(Saved entries)
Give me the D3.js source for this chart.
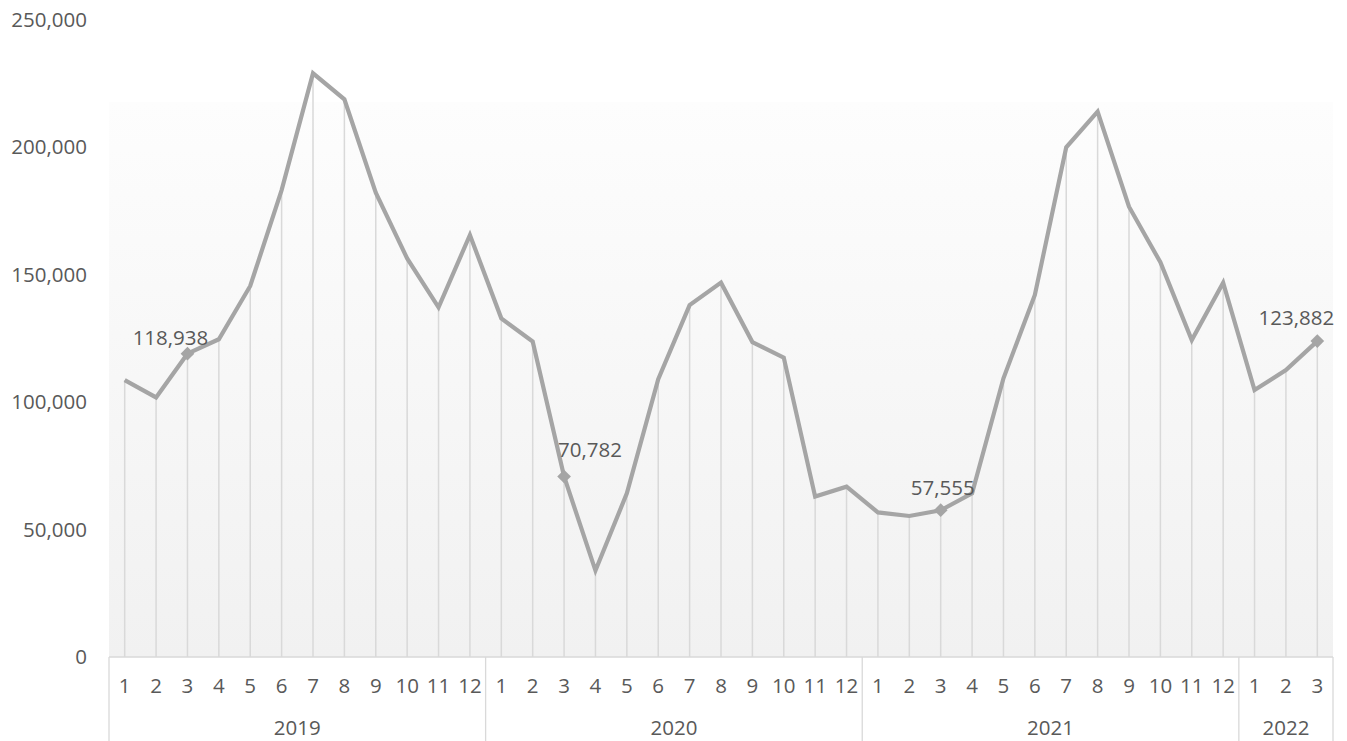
<!DOCTYPE html>
<html><head><meta charset="utf-8">
<script src="https://cdn.jsdelivr.net/npm/d3@7"></script>
<style>
html,body{margin:0;padding:0;background:#fff;}
svg{display:block;}
text{font-family:"Open Sans",sans-serif;fill:#595959;}
</style></head>
<body><svg id="chart" width="1347" height="741"></svg>
<script>
// ---- data ----
const years = ["2019", "2020", "2021", "2022"];
const monthCounts = [12, 12, 12, 3];
const values = [
  108600, 101800, 118938, 124600, 145500, 183100, 228900, 218700, 182100, 156300, 137100, 165500,
  132800, 123700, 70782, 33900, 64200, 108900, 138000, 146800, 123500, 117400, 62900, 66800,
  56700, 55300, 57555, 64200, 109300, 142000, 199900, 213900, 176600, 154800, 124300, 146800,
  104700, 112500, 123882
];
const yTicks = [0, 50000, 100000, 150000, 200000, 250000];
const labeledIdx = [2, 14, 26, 38];

// ---- layout / style ----
const W = 1347, H = 741;
const plotLeft = 109, plotRight = 1333, plotTop = 19.5, base = 657, bgTop = 102;
const FS = "20.5px";
const labelOffsets = { 2: [-17, -16], 14: [26, -27], 26: [2, -22], 38: [-21, -23] };

const cats = [];
years.forEach((yr, i) => { for (let m = 1; m <= monthCounts[i]; m++) cats.push({ year: yr, month: m, key: yr + "-" + m }); });

const svg = d3.select("#chart");
const x = d3.scaleBand().domain(cats.map(c => c.key)).range([plotLeft, plotRight]).padding(0);
const y = d3.scaleLinear().domain([0, 250000]).range([base, plotTop]);
const cx = k => x(k) + x.bandwidth() / 2;

// background gradient
const defs = svg.append("defs");
const grad = defs.append("linearGradient").attr("id", "bg").attr("x1", 0).attr("y1", 0).attr("x2", 0).attr("y2", 1);
grad.append("stop").attr("offset", "0%").attr("stop-color", "#fdfdfd");
grad.append("stop").attr("offset", "100%").attr("stop-color", "#f1f1f1");
svg.append("rect").attr("x", plotLeft).attr("y", bgTop).attr("width", plotRight - plotLeft).attr("height", base - bgTop).attr("fill", "url(#bg)");

// y axis labels
const yAxis = svg.append("g").attr("transform", `translate(${plotLeft},0)`)
  .call(d3.axisLeft(y).tickValues(yTicks).tickSize(0).tickPadding(22).tickFormat(d3.format(",")));
yAxis.select(".domain").remove();
yAxis.selectAll("text").style("font-size", FS).style("font-family", "'Open Sans',sans-serif").attr("fill", "#595959");

// drop lines
const data = cats.map((c, i) => ({ ...c, v: values[i], i }));
svg.append("g").selectAll("line").data(data).join("line")
  .attr("x1", d => cx(d.key)).attr("x2", d => cx(d.key))
  .attr("y1", d => y(d.v)).attr("y2", base)
  .attr("stroke", "#d9d9d9").attr("stroke-width", 1.5);

// x axis: baseline + separators
const axisG = svg.append("g");
axisG.append("line").attr("x1", plotLeft).attr("x2", plotRight).attr("y1", base).attr("y2", base).attr("stroke", "#d9d9d9").attr("stroke-width", 1.3);
let acc = 0;
const bounds = [0];
monthCounts.forEach(n => { acc += n; bounds.push(acc); });
bounds.forEach(b => {
  const xx = b < cats.length ? x(cats[b].key) : plotRight;
  axisG.append("line").attr("x1", xx).attr("x2", xx).attr("y1", base).attr("y2", H)
    .attr("stroke", "#d9d9d9").attr("stroke-width", 1.3);
});

// month labels
const xAxis = svg.append("g").attr("transform", `translate(0,${base})`)
  .call(d3.axisBottom(x).tickSize(0).tickPadding(21).tickFormat(k => k.split("-")[1]));
xAxis.select(".domain").remove();
xAxis.selectAll("text").style("font-size", FS).style("font-family", "'Open Sans',sans-serif").attr("fill", "#595959");

// year labels
years.forEach((yr, i) => {
  const x0 = x(cats[bounds[i]].key);
  const x1 = bounds[i + 1] < cats.length ? x(cats[bounds[i + 1]].key) : plotRight;
  svg.append("text").attr("x", (x0 + x1) / 2).attr("y", 735)
    .attr("text-anchor", "middle").style("font-size", FS).text(yr);
});

// line
svg.append("path").datum(data)
  .attr("d", d3.line().x(d => cx(d.key)).y(d => y(d.v)))
  .attr("fill", "none").attr("stroke", "#a5a5a5").attr("stroke-width", 4.2).attr("stroke-linejoin", "miter");

// markers + labels
const lab = data.filter(d => labeledIdx.includes(d.i));
svg.append("g").selectAll("path").data(lab).join("path")
  .attr("d", d3.symbol().type(d3.symbolDiamond2).size(120))
  .attr("transform", d => `translate(${cx(d.key)},${y(d.v)})`)
  .attr("fill", "#a5a5a5");
svg.append("g").selectAll("text").data(lab).join("text")
  .attr("x", d => cx(d.key) + labelOffsets[d.i][0])
  .attr("y", d => y(d.v) + labelOffsets[d.i][1])
  .attr("dy", "0.35em").attr("text-anchor", "middle")
  .style("font-size", FS)
  .text(d => d3.format(",")(d.v));
</script></body></html>
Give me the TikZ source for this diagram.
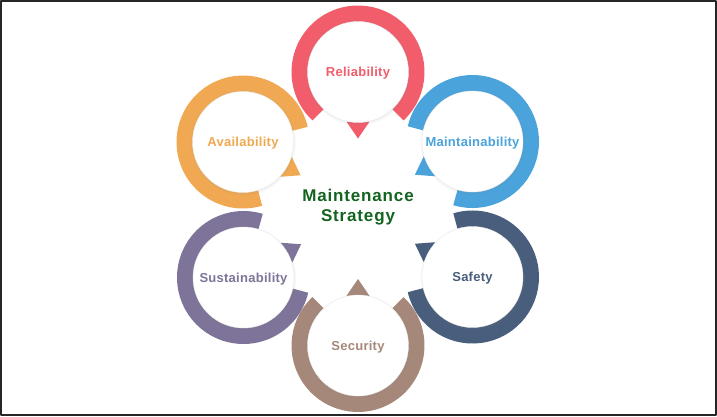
\documentclass[tikz,border=0pt]{standalone}
\usepackage{fontspec}
\setmainfont{Liberation Sans}
\newfontfamily\labelfont[LetterSpace=2]{Liberation Sans}
\newfontfamily\titlefont[LetterSpace=5]{Liberation Sans}
\usetikzlibrary{shadows}
\pgfdeclarelayer{bg}
\pgfsetlayers{bg,main}
\definecolor{relcol}{HTML}{F25D6C}
\definecolor{maicol}{HTML}{4AA3DB}
\definecolor{safcol}{HTML}{485E7C}
\definecolor{seccol}{HTML}{A6887A}
\definecolor{suscol}{HTML}{7E7499}
\definecolor{avacol}{HTML}{F0A952}
\definecolor{stratcol}{HTML}{12641E}
\begin{document}
\begin{tikzpicture}[x=1pt, y=1pt, line join=round,
    hub/.style={circle, fill=white, draw=black!8, minimum size=101pt, inner sep=0pt,
      text depth=0pt,
      circular drop shadow={shadow xshift=0pt, shadow yshift=-0.5pt, shadow scale=1.05, opacity=0.3},
      font=\labelfont\bfseries\fontsize{13}{15}\selectfont}]
  \useasboundingbox (-358,-207) rectangle (359,209);
  \draw[line width=2pt, black!85] (-357,-206) rectangle (358,208);
  % centre text
  \node[font=\titlefont\bfseries\fontsize{17}{20}\selectfont, text=stratcol, align=center] (strategy) at (0,1.5) {Maintenance\\Strategy};
  % rings with a gap and a pointer facing the centre
  \foreach \nm/\px/\py/\dir/\col/\lab in {rel/0/137/270/relcol/Reliability,
      mai/114.5/67.5/210/maicol/Maintainability, saf/114.5/-68/150/safcol/Safety,
      sec/0/-136.5/90/seccol/Security, sus/-114.5/-68.5/30/suscol/Sustainability,
      ava/-115/67/330/avacol/Availability}{
    \node[hub, text=\col] (\nm) at (\px,\py) {\lab};
    \begin{pgfonlayer}{bg}
      \pgfmathsetmacro\sa{\dir+43}
      \pgfmathsetmacro\ea{\dir+317}
      \draw[\col, line width=16.5pt] (\nm.center) ++(\sa:58.25) arc[start angle=\sa, end angle=\ea, radius=58.25];
      \fill[\col] (\nm.center) +(\dir-13:51) -- +(\dir:66.5) -- +(\dir+13:51) -- cycle;
    \end{pgfonlayer}
  }
\end{tikzpicture}
\end{document}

OBJECTIVE –
Go through the entries above and print each one exactly, minus the pictures.

TASK ANSWER –
Give me the D3.js source for this chart.
<!DOCTYPE html>
<html><head><meta charset="utf-8">
<script src="https://cdn.jsdelivr.net/npm/d3@7"></script>
<style>
html,body{margin:0;padding:0;background:#fff;}
svg{display:block;}
text{font-family:"Open Sans",sans-serif;fill:#595959;}
</style></head>
<body><svg id="chart" width="1347" height="741"></svg>
<script>
// ---- data ----
const years = ["2019", "2020", "2021", "2022"];
const monthCounts = [12, 12, 12, 3];
const values = [
  108600, 101800, 118938, 124600, 145500, 183100, 228900, 218700, 182100, 156300, 137100, 165500,
  132800, 123700, 70782, 33900, 64200, 108900, 138000, 146800, 123500, 117400, 62900, 66800,
  56700, 55300, 57555, 64200, 109300, 142000, 199900, 213900, 176600, 154800, 124300, 146800,
  104700, 112500, 123882
];
const yTicks = [0, 50000, 100000, 150000, 200000, 250000];
const labeledIdx = [2, 14, 26, 38];

// ---- layout / style ----
const W = 1347, H = 741;
const plotLeft = 109, plotRight = 1333, plotTop = 19.5, base = 657, bgTop = 102;
const FS = "20.5px";
const labelOffsets = { 2: [-17, -16], 14: [26, -27], 26: [2, -22], 38: [-21, -23] };

const cats = [];
years.forEach((yr, i) => { for (let m = 1; m <= monthCounts[i]; m++) cats.push({ year: yr, month: m, key: yr + "-" + m }); });

const svg = d3.select("#chart");
const x = d3.scaleBand().domain(cats.map(c => c.key)).range([plotLeft, plotRight]).padding(0);
const y = d3.scaleLinear().domain([0, 250000]).range([base, plotTop]);
const cx = k => x(k) + x.bandwidth() / 2;

// background gradient
const defs = svg.append("defs");
const grad = defs.append("linearGradient").attr("id", "bg").attr("x1", 0).attr("y1", 0).attr("x2", 0).attr("y2", 1);
grad.append("stop").attr("offset", "0%").attr("stop-color", "#fdfdfd");
grad.append("stop").attr("offset", "100%").attr("stop-color", "#f1f1f1");
svg.append("rect").attr("x", plotLeft).attr("y", bgTop).attr("width", plotRight - plotLeft).attr("height", base - bgTop).attr("fill", "url(#bg)");

// y axis labels
const yAxis = svg.append("g").attr("transform", `translate(${plotLeft},0)`)
  .call(d3.axisLeft(y).tickValues(yTicks).tickSize(0).tickPadding(22).tickFormat(d3.format(",")));
yAxis.select(".domain").remove();
yAxis.selectAll("text").style("font-size", FS).style("font-family", "'Open Sans',sans-serif").attr("fill", "#595959");

// drop lines
const data = cats.map((c, i) => ({ ...c, v: values[i], i }));
svg.append("g").selectAll("line").data(data).join("line")
  .attr("x1", d => cx(d.key)).attr("x2", d => cx(d.key))
  .attr("y1", d => y(d.v)).attr("y2", base)
  .attr("stroke", "#d9d9d9").attr("stroke-width", 1.5);

// x axis: baseline + separators
const axisG = svg.append("g");
axisG.append("line").attr("x1", plotLeft).attr("x2", plotRight).attr("y1", base).attr("y2", base).attr("stroke", "#d9d9d9").attr("stroke-width", 1.3);
let acc = 0;
const bounds = [0];
monthCounts.forEach(n => { acc += n; bounds.push(acc); });
bounds.forEach(b => {
  const xx = b < cats.length ? x(cats[b].key) : plotRight;
  axisG.append("line").attr("x1", xx).attr("x2", xx).attr("y1", base).attr("y2", H)
    .attr("stroke", "#d9d9d9").attr("stroke-width", 1.3);
});

// month labels
const xAxis = svg.append("g").attr("transform", `translate(0,${base})`)
  .call(d3.axisBottom(x).tickSize(0).tickPadding(21).tickFormat(k => k.split("-")[1]));
xAxis.select(".domain").remove();
xAxis.selectAll("text").style("font-size", FS).style("font-family", "'Open Sans',sans-serif").attr("fill", "#595959");

// year labels
years.forEach((yr, i) => {
  const x0 = x(cats[bounds[i]].key);
  const x1 = bounds[i + 1] < cats.length ? x(cats[bounds[i + 1]].key) : plotRight;
  svg.append("text").attr("x", (x0 + x1) / 2).attr("y", 735)
    .attr("text-anchor", "middle").style("font-size", FS).text(yr);
});

// line
svg.append("path").datum(data)
  .attr("d", d3.line().x(d => cx(d.key)).y(d => y(d.v)))
  .attr("fill", "none").attr("stroke", "#a5a5a5").attr("stroke-width", 4.2).attr("stroke-linejoin", "miter");

// markers + labels
const lab = data.filter(d => labeledIdx.includes(d.i));
svg.append("g").selectAll("path").data(lab).join("path")
  .attr("d", d3.symbol().type(d3.symbolDiamond2).size(120))
  .attr("transform", d => `translate(${cx(d.key)},${y(d.v)})`)
  .attr("fill", "#a5a5a5");
svg.append("g").selectAll("text").data(lab).join("text")
  .attr("x", d => cx(d.key) + labelOffsets[d.i][0])
  .attr("y", d => y(d.v) + labelOffsets[d.i][1])
  .attr("dy", "0.35em").attr("text-anchor", "middle")
  .style("font-size", FS)
  .text(d => d3.format(",")(d.v));
</script></body></html>
Give me the TikZ source for this diagram.
\documentclass[tikz,border=0pt]{standalone}
\usepackage{fontspec}
\setmainfont{Liberation Sans}
\newfontfamily\labelfont[LetterSpace=2]{Liberation Sans}
\newfontfamily\titlefont[LetterSpace=5]{Liberation Sans}
\usetikzlibrary{shadows}
\pgfdeclarelayer{bg}
\pgfsetlayers{bg,main}
\definecolor{relcol}{HTML}{F25D6C}
\definecolor{maicol}{HTML}{4AA3DB}
\definecolor{safcol}{HTML}{485E7C}
\definecolor{seccol}{HTML}{A6887A}
\definecolor{suscol}{HTML}{7E7499}
\definecolor{avacol}{HTML}{F0A952}
\definecolor{stratcol}{HTML}{12641E}
\begin{document}
\begin{tikzpicture}[x=1pt, y=1pt, line join=round,
    hub/.style={circle, fill=white, draw=black!8, minimum size=101pt, inner sep=0pt,
      text depth=0pt,
      circular drop shadow={shadow xshift=0pt, shadow yshift=-0.5pt, shadow scale=1.05, opacity=0.3},
      font=\labelfont\bfseries\fontsize{13}{15}\selectfont}]
  \useasboundingbox (-358,-207) rectangle (359,209);
  \draw[line width=2pt, black!85] (-357,-206) rectangle (358,208);
  % centre text
  \node[font=\titlefont\bfseries\fontsize{17}{20}\selectfont, text=stratcol, align=center] (strategy) at (0,1.5) {Maintenance\\Strategy};
  % rings with a gap and a pointer facing the centre
  \foreach \nm/\px/\py/\dir/\col/\lab in {rel/0/137/270/relcol/Reliability,
      mai/114.5/67.5/210/maicol/Maintainability, saf/114.5/-68/150/safcol/Safety,
      sec/0/-136.5/90/seccol/Security, sus/-114.5/-68.5/30/suscol/Sustainability,
      ava/-115/67/330/avacol/Availability}{
    \node[hub, text=\col] (\nm) at (\px,\py) {\lab};
    \begin{pgfonlayer}{bg}
      \pgfmathsetmacro\sa{\dir+43}
      \pgfmathsetmacro\ea{\dir+317}
      \draw[\col, line width=16.5pt] (\nm.center) ++(\sa:58.25) arc[start angle=\sa, end angle=\ea, radius=58.25];
      \fill[\col] (\nm.center) +(\dir-13:51) -- +(\dir:66.5) -- +(\dir+13:51) -- cycle;
    \end{pgfonlayer}
  }
\end{tikzpicture}
\end{document}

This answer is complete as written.